Customer Union for Ethical Banking
- Founded: February 2016
- Headquarters: Unit 21, 41 Old Birley Street, Manchester, M15 5RF
- Location: United Kingdom;
- Members: 1,200 (2019)
- Website: saveourbank.coop

= Customer Union for Ethical Banking =

The Customer Union for Ethical Banking is a United Kingdom consumer organisation campaigning for The Co-operative Bank to maintain and strengthen its ethical standards and return to co-operative ownership in the future. It has also played a part in pressuring the leadership of the bank to implement external auditors for its annual values and ethics report. It has over 10,000 registered supporters among the bank's customers, as well as 1,200 paying members.

== Issues at the bank ==
In the first half of 2013, the Co-operative Bank (then a subsidiary of the Co-operative Group) lost £700m, making the planned expansion of the bank impossible, and raising some warning signs for the bank's customers. Later that year, in May, a £1.5bn "black hole" was found in the bank's accounts. This failing was largely blamed on the bank's chairman, Paul Flowers and the takeover of Britannica Building Society in 2009.

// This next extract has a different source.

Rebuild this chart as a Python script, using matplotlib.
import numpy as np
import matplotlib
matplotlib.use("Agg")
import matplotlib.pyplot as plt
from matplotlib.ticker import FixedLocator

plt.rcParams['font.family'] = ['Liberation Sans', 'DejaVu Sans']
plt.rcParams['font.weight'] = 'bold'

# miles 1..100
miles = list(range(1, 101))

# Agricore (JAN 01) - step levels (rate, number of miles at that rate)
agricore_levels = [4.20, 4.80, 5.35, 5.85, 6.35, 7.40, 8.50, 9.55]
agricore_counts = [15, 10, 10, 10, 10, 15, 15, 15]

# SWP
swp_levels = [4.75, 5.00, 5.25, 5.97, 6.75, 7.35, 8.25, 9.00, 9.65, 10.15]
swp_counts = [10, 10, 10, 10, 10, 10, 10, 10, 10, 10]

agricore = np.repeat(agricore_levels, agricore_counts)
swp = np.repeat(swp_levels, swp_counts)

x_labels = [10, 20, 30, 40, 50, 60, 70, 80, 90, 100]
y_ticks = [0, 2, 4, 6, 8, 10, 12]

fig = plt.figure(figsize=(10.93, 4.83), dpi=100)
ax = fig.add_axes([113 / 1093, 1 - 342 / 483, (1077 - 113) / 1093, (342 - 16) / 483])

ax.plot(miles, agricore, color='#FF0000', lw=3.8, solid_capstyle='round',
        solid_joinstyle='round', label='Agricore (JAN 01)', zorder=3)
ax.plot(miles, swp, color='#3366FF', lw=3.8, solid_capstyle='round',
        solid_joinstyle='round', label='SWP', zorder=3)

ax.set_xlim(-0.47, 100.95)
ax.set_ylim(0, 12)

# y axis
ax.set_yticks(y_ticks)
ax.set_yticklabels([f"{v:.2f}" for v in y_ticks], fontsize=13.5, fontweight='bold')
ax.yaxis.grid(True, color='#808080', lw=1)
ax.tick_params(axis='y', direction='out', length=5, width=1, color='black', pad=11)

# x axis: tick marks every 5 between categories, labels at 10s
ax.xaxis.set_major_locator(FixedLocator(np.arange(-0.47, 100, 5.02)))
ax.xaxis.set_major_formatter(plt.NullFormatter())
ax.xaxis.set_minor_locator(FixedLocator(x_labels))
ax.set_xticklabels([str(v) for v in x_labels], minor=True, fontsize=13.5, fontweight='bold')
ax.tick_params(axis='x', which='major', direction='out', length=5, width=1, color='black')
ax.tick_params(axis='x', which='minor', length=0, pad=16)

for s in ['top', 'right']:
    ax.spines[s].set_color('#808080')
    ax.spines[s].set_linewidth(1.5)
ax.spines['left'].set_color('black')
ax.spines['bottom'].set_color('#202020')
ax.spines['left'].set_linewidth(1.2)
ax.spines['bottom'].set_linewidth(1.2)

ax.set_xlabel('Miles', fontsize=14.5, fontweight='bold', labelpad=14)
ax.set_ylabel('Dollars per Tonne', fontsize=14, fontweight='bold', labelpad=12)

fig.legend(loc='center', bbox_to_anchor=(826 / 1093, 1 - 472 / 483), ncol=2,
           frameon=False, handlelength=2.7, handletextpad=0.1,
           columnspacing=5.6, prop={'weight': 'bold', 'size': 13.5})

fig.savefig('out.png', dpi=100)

This led to the eventual takeover of the bank by several hedge funds, to plug the financial gap of the bank, which otherwise would have collapsed. In April 2017, the Co-operative group sold off its remaining 20% stake in the bank, marking an end to co-operative ownership. At this time, serious questions were raised by the Save our Bank campaign about its ethical status, with the union saying that the bank 'would not stand a chance' if it did not continue with its ethical policy.

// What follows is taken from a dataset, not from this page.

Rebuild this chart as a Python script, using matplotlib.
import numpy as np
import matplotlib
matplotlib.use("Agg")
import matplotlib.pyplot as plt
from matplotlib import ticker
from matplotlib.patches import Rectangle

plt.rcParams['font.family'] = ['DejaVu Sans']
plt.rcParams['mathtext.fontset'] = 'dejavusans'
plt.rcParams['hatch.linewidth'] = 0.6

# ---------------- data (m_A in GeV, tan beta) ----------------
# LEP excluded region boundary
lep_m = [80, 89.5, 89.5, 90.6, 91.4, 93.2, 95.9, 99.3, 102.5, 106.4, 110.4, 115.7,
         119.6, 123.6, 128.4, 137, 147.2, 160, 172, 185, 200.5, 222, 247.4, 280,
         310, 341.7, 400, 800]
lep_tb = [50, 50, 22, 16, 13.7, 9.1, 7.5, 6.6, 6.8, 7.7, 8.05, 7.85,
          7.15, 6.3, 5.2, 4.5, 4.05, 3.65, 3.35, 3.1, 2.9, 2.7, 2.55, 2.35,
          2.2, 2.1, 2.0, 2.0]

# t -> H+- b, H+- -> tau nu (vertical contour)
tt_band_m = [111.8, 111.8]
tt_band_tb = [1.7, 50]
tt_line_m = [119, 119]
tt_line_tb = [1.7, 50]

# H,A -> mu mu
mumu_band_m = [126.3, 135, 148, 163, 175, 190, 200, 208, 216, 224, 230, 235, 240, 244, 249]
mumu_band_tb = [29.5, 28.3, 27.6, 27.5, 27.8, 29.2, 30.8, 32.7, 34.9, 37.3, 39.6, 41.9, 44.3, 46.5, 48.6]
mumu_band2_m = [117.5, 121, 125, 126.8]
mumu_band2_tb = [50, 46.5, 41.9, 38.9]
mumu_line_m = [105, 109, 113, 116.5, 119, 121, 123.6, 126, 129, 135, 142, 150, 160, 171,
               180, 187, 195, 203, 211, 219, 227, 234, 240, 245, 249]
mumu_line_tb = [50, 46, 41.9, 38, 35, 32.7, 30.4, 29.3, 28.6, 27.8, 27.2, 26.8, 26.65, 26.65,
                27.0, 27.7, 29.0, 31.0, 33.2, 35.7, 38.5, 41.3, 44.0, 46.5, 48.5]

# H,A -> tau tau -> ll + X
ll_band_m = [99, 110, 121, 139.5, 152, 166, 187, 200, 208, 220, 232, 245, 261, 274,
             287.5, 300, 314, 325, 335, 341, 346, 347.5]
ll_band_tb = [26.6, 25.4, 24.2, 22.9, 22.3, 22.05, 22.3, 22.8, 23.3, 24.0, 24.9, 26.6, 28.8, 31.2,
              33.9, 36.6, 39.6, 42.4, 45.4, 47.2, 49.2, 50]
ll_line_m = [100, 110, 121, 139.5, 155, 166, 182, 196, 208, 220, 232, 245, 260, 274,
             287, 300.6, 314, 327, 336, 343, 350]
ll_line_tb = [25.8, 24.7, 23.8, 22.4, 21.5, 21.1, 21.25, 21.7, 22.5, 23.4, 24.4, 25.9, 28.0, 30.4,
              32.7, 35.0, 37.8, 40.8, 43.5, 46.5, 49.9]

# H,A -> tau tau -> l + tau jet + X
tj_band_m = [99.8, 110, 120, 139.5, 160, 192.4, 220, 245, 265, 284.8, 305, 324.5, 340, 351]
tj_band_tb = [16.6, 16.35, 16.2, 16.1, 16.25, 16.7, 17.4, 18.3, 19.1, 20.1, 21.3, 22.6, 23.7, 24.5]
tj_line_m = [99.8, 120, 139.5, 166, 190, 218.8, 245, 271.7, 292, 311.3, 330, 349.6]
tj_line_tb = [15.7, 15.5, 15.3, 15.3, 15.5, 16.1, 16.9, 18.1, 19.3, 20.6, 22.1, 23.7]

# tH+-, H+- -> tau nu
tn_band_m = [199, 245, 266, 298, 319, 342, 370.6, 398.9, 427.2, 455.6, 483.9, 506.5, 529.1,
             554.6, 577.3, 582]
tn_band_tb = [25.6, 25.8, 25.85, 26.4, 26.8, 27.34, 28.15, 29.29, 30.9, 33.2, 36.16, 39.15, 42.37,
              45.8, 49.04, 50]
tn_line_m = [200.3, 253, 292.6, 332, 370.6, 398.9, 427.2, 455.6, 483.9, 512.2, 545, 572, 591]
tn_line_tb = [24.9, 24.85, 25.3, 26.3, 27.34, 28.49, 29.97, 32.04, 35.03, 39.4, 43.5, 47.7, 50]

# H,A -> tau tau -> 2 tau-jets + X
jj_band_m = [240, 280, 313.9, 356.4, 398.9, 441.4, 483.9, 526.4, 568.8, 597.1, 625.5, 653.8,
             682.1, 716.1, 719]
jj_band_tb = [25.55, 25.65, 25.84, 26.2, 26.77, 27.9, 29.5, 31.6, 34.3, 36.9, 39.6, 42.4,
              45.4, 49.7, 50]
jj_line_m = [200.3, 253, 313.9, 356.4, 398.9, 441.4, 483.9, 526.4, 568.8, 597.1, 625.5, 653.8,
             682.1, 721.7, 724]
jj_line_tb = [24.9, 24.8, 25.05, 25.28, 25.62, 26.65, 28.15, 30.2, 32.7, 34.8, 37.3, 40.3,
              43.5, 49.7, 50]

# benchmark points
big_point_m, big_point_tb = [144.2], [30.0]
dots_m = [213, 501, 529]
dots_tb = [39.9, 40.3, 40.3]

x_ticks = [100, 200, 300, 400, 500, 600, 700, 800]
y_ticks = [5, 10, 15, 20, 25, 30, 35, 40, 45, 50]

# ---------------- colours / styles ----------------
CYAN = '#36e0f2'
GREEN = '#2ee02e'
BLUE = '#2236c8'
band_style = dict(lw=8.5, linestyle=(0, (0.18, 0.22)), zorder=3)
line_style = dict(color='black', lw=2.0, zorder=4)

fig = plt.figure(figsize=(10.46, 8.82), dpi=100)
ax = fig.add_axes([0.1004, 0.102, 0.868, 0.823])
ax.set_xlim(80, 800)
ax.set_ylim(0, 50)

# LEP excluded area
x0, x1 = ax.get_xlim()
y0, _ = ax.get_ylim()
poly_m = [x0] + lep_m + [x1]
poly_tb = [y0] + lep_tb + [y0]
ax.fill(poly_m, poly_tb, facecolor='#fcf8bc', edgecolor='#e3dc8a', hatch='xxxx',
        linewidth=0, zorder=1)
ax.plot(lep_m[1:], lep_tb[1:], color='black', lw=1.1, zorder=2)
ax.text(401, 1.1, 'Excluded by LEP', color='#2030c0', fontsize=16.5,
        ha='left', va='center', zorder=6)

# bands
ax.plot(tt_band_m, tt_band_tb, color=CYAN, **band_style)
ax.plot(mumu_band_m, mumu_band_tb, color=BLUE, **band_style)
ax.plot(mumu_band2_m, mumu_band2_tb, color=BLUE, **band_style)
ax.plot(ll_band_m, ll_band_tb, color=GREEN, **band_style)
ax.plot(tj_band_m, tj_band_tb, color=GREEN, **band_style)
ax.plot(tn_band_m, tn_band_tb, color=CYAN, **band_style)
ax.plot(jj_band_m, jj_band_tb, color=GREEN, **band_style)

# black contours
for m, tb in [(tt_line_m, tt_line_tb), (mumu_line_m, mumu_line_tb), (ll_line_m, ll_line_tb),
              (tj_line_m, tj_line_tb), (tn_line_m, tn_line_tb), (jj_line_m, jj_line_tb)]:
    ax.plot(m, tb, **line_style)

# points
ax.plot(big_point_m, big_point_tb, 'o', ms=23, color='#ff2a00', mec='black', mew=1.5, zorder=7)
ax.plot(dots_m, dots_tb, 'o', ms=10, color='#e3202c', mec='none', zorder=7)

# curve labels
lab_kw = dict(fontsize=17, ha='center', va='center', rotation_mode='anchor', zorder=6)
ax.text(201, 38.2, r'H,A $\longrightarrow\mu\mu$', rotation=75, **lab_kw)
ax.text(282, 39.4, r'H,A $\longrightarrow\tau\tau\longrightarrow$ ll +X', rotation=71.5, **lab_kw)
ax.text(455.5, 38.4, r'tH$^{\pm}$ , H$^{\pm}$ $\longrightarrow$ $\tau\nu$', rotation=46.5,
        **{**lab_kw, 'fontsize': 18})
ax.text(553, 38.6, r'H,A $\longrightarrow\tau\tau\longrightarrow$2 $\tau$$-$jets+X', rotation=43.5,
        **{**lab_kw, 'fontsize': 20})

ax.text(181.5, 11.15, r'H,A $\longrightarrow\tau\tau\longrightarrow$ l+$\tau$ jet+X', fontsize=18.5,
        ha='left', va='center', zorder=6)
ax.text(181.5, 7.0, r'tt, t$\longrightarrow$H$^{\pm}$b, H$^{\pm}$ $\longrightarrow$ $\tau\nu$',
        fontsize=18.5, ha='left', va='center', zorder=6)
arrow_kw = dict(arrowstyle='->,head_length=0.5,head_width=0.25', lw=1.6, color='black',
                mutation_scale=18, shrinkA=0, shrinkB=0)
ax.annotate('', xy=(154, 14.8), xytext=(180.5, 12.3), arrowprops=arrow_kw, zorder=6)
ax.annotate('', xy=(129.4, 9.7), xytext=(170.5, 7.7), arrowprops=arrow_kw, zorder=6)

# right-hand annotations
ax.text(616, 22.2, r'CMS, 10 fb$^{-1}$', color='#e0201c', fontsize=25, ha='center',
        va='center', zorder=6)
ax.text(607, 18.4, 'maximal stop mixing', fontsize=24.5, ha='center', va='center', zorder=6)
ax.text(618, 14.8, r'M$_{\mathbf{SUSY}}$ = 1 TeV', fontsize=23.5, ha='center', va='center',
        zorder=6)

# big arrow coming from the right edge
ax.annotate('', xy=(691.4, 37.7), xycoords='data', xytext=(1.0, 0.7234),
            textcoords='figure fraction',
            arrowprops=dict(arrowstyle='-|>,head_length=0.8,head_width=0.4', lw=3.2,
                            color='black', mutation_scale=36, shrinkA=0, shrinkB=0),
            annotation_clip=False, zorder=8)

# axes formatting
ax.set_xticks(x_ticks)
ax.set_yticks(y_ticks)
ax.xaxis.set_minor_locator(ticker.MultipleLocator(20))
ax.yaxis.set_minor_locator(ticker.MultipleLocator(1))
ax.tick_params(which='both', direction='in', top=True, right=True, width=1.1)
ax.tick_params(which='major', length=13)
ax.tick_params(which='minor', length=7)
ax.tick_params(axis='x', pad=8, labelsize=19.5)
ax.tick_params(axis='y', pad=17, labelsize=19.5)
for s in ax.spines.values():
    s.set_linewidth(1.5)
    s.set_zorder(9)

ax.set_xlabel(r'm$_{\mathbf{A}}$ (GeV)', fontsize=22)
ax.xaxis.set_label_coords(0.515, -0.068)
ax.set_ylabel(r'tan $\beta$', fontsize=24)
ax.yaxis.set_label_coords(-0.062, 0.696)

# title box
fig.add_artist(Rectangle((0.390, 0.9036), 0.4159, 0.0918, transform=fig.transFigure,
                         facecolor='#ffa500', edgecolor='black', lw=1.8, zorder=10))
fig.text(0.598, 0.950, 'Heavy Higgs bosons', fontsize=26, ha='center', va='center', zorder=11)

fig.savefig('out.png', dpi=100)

== History of the union ==
The consumer union was born out of the Ethical Consumer Magazine's Save our Bank campaign, which was spun off into a separate co-operative society in 2016, after a successful £30,000 crowdfunding campaign was completed. The union says that becoming a co-operative society will help their members to 'contribute to the debate on how to keep ethics at the heart of financial decision-making at the Co-op Bank'. In 2019, the Customer Union signed a recognition agreement with the bank.

In the future, the union has said that it will hold the Co-operative group to account for the continued implementation of its ethical policy. It also plans in the future to slowly buy a share in the bank, in a bid for an eventual return to co-operative ownership.